Автору книги Гиляров, несомненно, нравится: он и историк философии, и литературный критик, и богослов, и исследователь старообрядчества, и экзегет, и церковный историк, и религиозный публицист, и филолог-языковед, и экономист, и автор многочисленных статей по политическим, общественно-церковным, педагогическим и юридическим вопросам и, наконец, литератор и мемуарист. При этом жизнь и деятельность Гилярова, как отмечали современники, поражала «обрывочностью», даже «мозаичностью». Но А.П. Дмитриев, увлеченный исследователь, не упускает возможности по любому из направлений деятельности поставить своему персонажу твердую «пятерку».

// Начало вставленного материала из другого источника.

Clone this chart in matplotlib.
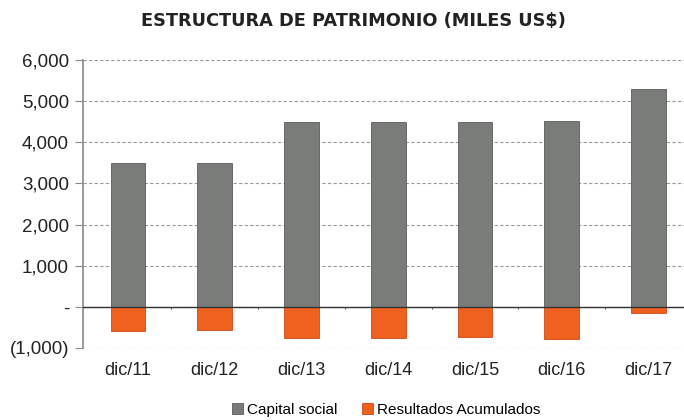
import numpy as np
import matplotlib
matplotlib.use("Agg")
import matplotlib.pyplot as plt
from matplotlib.ticker import FuncFormatter

plt.rcParams['font.family'] = ['Liberation Sans', 'DejaVu Sans']

# data (miles US$)
periodos = ['dic/11', 'dic/12', 'dic/13', 'dic/14', 'dic/15', 'dic/16', 'dic/17']
capital_social = [3490, 3500, 4490, 4500, 4500, 4520, 5300]
resultados_acum = [-580, -560, -760, -750, -730, -770, -150]

gris = '#797c79'
naranja = '#f0601e'

fig = plt.figure(figsize=(6.84, 4.2), dpi=100)
ax = fig.add_axes([83 / 684, 1 - 348 / 420, 1 - 83 / 684, (348 - 60) / 420])

x = np.arange(len(periodos))
ax.bar(x, capital_social, width=0.4, color=gris, edgecolor='#5a5c5a', linewidth=0.6,
       label='Capital social', zorder=3)
ax.bar(x, resultados_acum, width=0.4, color=naranja, edgecolor='#c84a14', linewidth=0.6,
       label='Resultados Acumulados', zorder=3)

ax.set_ylim(-1000, 6000)
ax.set_xlim(-0.52, 6.41)
ax.set_yticks(np.arange(-1000, 6001, 1000))


def fmt(v, pos):
    if v == 0:
        return '-'
    if v < 0:
        return '({:,.0f})'.format(-v)
    return '{:,.0f}'.format(v)


ax.yaxis.set_major_formatter(FuncFormatter(fmt))
ax.yaxis.grid(True, linestyle=(0, (3, 2)), color='#9a9a9a', linewidth=0.8, zorder=0)
ax.axhline(0, color='#333333', linewidth=1.0, zorder=4)
# small marks between categories on the zero line
ax.vlines(x[:-1] + 0.5, -60, 0, color='#555555', linewidth=0.8, zorder=4)

for s in ['top', 'right', 'bottom']:
    ax.spines[s].set_visible(False)
ax.spines['left'].set_color('#8a8a8a')
ax.spines['left'].set_linewidth(1.2)

ax.tick_params(axis='y', direction='out', length=6, color='#8a8a8a', labelsize=13.5,
               labelcolor='#222222', pad=4)
ax.set_xticks(x)
ax.set_xticklabels(periodos)
ax.tick_params(axis='x', length=0, labelsize=13, labelcolor='#222222', pad=10)

fig.text(0.517, 0.95, 'ESTRUCTURA DE PATRIMONIO (MILES US$)', ha='center', va='center',
         fontsize=12.8, fontweight='bold', color='#222222', family='DejaVu Sans')

fig.legend(loc='center', bbox_to_anchor=(0.565, 0.024), ncol=2, frameon=False,
           fontsize=11, handlelength=0.7, handleheight=0.7, handletextpad=0.3,
           columnspacing=1.6)

fig.savefig('out.png', dpi=100)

В рецензируемой книге бросаются в глаза симпатичные особенности. Прежде всего, автор очень широко публикует источники по этой теме, представляя новые архивные материалы. В книге они собраны в разделе Приложения, занимающем половину объема: это и переписка Гилярова с князем Н.В. Шаховским, и публикация записной книжки Шаховского («Матерьялы для биографии Н.П. Гилярова-Платонова»), и обширная неизданная переписка его учеников и почитателей (О.Г. Аксакова, П.И. Бартенев, П.А. Бессонов, Ф.И. Варницкий, А.М. и С.И. Гальперсоны, А.И. Елишев, Е.Л. Кочетов, П.А. Кулиш, Л.Н. Майков, И.В. Павлов, В.Г. Сенатов, Д.Н. Шубинский, С.К. Эфрон и т.д.).
То, что перед нами серьезное исследование, подтверждает и приложенный в конце большой список «соседних» публикаций А.П. Дмитриева по этой теме. Это и комментированное издание двухтомных воспоминаний Гилярова «Из пережитого» в «Литературных памятниках» (СПб., 2009), и отдельные издания сочинений и переписки Гилярова, и подготовленные им же собрания сочинений И.С. Аксакова, Ю.Н. Говорухи-Отрока, И.Ф. Романова-Рцы и ряда других современников — всего 15 объемистых книг и 83 статьи, во многом дополняющих эту книгу.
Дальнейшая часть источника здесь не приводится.